» Exercise directions
Copy the first line of the entries below and every line after it through the line containing "return (B - py) / (B - T)". Do not include pictures.

» Data entries
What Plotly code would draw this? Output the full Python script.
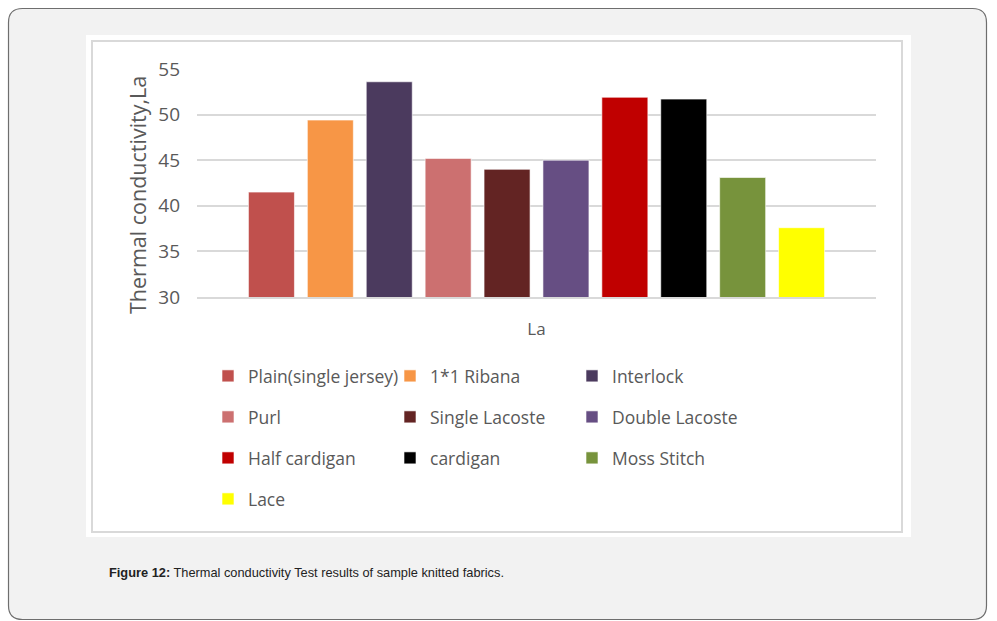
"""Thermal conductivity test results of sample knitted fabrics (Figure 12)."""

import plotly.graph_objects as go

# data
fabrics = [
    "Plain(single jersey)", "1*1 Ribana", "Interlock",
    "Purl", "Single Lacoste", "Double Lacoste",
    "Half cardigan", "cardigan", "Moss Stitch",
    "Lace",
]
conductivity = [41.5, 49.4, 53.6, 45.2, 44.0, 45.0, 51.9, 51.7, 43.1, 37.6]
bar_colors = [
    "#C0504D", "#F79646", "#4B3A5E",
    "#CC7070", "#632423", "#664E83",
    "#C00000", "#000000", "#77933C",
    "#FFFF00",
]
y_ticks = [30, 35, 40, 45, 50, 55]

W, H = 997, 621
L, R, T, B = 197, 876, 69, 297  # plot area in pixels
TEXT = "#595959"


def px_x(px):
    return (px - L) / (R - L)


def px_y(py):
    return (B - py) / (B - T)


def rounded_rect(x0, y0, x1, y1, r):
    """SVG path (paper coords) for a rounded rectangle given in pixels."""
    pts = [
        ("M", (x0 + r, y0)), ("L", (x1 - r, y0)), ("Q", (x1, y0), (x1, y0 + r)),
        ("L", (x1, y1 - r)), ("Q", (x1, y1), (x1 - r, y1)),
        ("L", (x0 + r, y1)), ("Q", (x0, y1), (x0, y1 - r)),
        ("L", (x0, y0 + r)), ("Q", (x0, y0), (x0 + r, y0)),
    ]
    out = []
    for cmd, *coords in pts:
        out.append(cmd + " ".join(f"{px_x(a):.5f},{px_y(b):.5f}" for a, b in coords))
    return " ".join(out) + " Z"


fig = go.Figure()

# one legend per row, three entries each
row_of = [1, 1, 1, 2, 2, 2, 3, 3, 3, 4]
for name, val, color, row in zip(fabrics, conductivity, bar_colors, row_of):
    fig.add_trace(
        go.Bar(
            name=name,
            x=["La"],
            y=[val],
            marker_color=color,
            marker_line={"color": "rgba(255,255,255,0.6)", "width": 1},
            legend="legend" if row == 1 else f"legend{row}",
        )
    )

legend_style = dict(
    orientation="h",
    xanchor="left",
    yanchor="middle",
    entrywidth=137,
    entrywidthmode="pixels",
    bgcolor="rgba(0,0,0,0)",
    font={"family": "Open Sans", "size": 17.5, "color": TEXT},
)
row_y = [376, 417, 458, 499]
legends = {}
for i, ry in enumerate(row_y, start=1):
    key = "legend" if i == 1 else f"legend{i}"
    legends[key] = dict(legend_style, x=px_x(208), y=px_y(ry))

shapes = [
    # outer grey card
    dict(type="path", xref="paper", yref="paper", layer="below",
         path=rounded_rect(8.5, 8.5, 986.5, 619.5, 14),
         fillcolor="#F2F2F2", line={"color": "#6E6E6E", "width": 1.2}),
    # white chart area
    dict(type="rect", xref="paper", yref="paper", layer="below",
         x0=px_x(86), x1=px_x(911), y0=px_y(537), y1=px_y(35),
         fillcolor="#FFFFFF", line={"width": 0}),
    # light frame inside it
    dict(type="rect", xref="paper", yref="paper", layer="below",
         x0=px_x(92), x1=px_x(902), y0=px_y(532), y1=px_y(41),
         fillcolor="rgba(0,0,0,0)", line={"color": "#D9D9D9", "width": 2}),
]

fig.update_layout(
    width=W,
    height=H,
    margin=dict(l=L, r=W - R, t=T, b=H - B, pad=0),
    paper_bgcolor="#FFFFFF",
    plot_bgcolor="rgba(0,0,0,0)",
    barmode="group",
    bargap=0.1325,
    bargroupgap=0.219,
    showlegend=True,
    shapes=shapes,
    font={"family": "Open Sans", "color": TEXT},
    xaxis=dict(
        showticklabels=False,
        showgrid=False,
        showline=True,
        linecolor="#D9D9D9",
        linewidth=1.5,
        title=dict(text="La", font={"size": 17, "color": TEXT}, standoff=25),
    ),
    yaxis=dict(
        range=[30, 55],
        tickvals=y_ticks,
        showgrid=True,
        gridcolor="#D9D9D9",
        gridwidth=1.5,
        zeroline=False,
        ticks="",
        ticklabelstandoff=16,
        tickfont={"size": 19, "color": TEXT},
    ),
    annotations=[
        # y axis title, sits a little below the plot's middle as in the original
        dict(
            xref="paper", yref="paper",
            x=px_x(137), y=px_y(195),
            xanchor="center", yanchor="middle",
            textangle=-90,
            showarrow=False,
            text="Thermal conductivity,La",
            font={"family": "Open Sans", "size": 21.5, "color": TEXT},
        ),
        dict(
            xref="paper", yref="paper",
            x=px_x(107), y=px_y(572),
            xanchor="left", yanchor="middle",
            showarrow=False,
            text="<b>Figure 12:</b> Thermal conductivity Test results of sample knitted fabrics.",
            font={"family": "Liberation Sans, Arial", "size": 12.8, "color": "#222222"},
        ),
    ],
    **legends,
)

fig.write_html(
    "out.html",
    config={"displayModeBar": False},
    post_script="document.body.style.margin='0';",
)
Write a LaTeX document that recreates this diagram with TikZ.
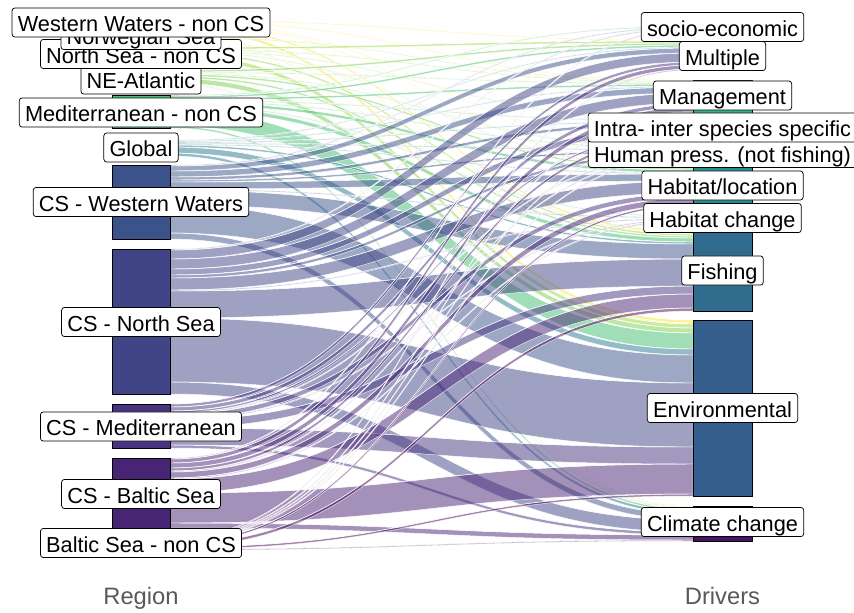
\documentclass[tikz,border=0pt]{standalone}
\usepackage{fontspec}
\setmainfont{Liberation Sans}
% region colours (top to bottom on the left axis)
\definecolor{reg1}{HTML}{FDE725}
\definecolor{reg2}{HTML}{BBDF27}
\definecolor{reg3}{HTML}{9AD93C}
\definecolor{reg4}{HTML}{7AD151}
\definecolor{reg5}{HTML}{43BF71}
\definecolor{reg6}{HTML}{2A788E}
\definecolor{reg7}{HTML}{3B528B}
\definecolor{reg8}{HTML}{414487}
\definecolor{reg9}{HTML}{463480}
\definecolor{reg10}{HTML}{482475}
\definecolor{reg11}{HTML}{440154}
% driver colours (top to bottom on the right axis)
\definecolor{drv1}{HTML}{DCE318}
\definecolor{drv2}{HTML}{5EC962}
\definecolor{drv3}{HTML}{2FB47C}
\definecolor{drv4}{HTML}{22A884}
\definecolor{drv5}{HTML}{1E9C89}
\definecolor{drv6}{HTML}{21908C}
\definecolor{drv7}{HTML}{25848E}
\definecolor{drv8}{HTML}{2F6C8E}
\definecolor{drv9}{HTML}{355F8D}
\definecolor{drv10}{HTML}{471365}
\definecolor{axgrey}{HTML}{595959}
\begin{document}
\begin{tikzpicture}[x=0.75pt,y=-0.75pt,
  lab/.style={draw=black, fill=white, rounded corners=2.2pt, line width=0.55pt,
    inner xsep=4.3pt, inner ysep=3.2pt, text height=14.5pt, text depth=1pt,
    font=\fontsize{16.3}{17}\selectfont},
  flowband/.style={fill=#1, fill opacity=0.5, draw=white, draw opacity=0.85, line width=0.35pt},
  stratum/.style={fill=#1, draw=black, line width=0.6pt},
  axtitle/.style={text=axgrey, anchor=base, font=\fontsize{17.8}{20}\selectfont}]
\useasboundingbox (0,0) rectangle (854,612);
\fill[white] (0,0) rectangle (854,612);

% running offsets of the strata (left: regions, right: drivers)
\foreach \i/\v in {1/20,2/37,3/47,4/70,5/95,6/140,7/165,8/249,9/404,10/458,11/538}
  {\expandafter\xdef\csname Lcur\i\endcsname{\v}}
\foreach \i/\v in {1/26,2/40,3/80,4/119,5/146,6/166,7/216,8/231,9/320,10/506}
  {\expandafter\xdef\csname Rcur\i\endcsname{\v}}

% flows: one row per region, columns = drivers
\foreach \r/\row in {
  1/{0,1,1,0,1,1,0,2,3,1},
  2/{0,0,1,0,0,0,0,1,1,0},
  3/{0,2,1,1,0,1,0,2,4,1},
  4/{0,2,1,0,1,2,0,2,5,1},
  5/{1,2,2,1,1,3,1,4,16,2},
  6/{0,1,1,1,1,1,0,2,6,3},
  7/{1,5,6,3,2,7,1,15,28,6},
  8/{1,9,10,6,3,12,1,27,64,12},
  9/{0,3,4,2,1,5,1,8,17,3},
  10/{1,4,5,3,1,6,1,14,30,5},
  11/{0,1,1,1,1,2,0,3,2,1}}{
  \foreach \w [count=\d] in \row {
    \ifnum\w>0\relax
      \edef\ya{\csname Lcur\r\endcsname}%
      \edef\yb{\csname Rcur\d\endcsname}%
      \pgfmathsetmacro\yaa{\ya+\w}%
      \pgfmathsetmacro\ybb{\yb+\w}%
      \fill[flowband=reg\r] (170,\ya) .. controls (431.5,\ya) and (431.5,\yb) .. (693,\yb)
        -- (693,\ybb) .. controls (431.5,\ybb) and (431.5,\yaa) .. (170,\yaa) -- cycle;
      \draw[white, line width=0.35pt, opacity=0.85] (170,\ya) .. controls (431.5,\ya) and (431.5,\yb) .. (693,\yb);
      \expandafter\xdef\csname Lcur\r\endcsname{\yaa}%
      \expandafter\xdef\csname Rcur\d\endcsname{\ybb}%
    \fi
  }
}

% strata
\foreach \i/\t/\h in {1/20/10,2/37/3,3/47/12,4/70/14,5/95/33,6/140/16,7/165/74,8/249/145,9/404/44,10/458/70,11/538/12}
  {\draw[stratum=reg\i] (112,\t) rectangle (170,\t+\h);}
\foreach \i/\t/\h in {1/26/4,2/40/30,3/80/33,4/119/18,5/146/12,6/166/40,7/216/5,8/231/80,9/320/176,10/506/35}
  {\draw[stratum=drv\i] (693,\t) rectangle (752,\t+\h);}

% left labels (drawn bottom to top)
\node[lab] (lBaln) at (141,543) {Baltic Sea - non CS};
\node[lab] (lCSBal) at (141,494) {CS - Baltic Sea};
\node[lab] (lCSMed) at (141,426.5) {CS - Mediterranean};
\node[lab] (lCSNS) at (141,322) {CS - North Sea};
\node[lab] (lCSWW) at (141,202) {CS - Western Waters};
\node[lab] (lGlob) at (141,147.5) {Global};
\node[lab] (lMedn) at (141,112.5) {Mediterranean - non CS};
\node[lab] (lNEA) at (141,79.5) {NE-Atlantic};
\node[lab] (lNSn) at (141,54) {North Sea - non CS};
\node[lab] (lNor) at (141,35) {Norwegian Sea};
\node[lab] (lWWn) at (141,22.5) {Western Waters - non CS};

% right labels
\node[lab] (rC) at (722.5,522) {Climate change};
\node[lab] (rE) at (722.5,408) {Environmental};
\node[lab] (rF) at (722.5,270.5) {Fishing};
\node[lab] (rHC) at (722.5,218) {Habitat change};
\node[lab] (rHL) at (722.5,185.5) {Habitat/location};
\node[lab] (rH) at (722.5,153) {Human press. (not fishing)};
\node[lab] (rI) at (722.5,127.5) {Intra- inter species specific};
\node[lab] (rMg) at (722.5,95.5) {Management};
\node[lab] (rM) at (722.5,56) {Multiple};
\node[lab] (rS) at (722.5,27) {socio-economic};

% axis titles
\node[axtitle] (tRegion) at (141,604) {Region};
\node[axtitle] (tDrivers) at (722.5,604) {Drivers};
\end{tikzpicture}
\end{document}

» Answer to this problem
What Plotly code would draw this? Output the full Python script.
"""Thermal conductivity test results of sample knitted fabrics (Figure 12)."""

import plotly.graph_objects as go

# data
fabrics = [
    "Plain(single jersey)", "1*1 Ribana", "Interlock",
    "Purl", "Single Lacoste", "Double Lacoste",
    "Half cardigan", "cardigan", "Moss Stitch",
    "Lace",
]
conductivity = [41.5, 49.4, 53.6, 45.2, 44.0, 45.0, 51.9, 51.7, 43.1, 37.6]
bar_colors = [
    "#C0504D", "#F79646", "#4B3A5E",
    "#CC7070", "#632423", "#664E83",
    "#C00000", "#000000", "#77933C",
    "#FFFF00",
]
y_ticks = [30, 35, 40, 45, 50, 55]

W, H = 997, 621
L, R, T, B = 197, 876, 69, 297  # plot area in pixels
TEXT = "#595959"


def px_x(px):
    return (px - L) / (R - L)


def px_y(py):
    return (B - py) / (B - T)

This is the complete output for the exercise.